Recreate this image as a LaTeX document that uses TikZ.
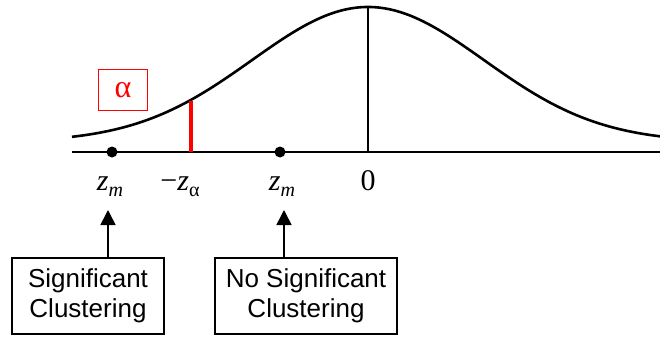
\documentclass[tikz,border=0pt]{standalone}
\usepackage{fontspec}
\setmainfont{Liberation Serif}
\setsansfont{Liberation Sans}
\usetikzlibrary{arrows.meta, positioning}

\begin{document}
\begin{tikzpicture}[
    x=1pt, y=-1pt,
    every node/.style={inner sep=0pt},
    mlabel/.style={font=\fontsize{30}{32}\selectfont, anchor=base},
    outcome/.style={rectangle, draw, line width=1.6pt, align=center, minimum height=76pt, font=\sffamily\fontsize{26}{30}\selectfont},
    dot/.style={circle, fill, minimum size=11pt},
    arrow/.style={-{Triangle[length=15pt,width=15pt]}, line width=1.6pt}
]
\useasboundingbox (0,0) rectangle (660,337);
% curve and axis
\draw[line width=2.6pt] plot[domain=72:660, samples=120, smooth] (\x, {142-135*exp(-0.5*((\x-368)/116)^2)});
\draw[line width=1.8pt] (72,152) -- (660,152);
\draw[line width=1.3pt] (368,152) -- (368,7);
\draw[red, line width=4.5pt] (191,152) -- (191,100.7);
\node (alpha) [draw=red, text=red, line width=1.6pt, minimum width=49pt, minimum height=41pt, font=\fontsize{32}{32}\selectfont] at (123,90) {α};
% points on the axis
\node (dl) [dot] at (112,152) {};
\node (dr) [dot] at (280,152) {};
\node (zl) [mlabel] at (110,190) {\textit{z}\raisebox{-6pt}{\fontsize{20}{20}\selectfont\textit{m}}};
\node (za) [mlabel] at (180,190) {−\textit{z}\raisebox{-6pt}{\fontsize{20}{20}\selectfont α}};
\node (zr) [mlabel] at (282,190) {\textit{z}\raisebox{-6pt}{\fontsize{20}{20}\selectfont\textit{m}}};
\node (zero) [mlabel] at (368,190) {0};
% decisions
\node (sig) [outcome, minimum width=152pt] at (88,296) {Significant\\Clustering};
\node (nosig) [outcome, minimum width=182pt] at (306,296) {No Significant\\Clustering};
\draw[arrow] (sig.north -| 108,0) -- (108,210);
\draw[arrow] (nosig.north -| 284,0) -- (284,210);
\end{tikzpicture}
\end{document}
...
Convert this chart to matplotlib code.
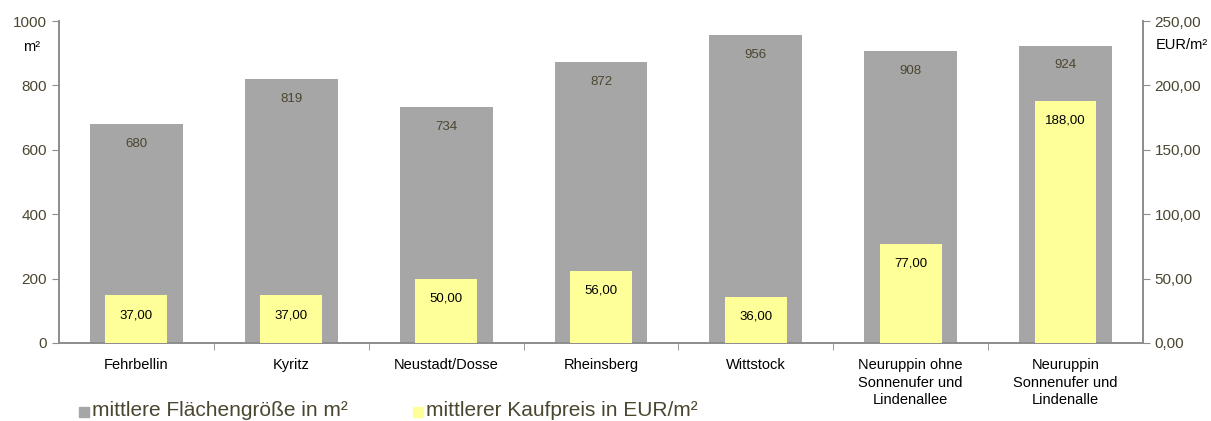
--
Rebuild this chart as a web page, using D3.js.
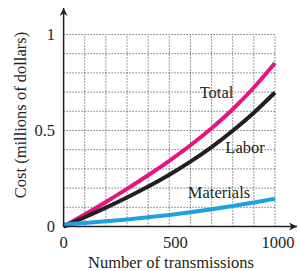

## [EXERCISE TASK]
Each line in the listing above that contains "chart" should be copied.

## [OUTPUT BELOW]
Convert this chart to matplotlib code.
Rebuild this chart as a web page, using D3.js.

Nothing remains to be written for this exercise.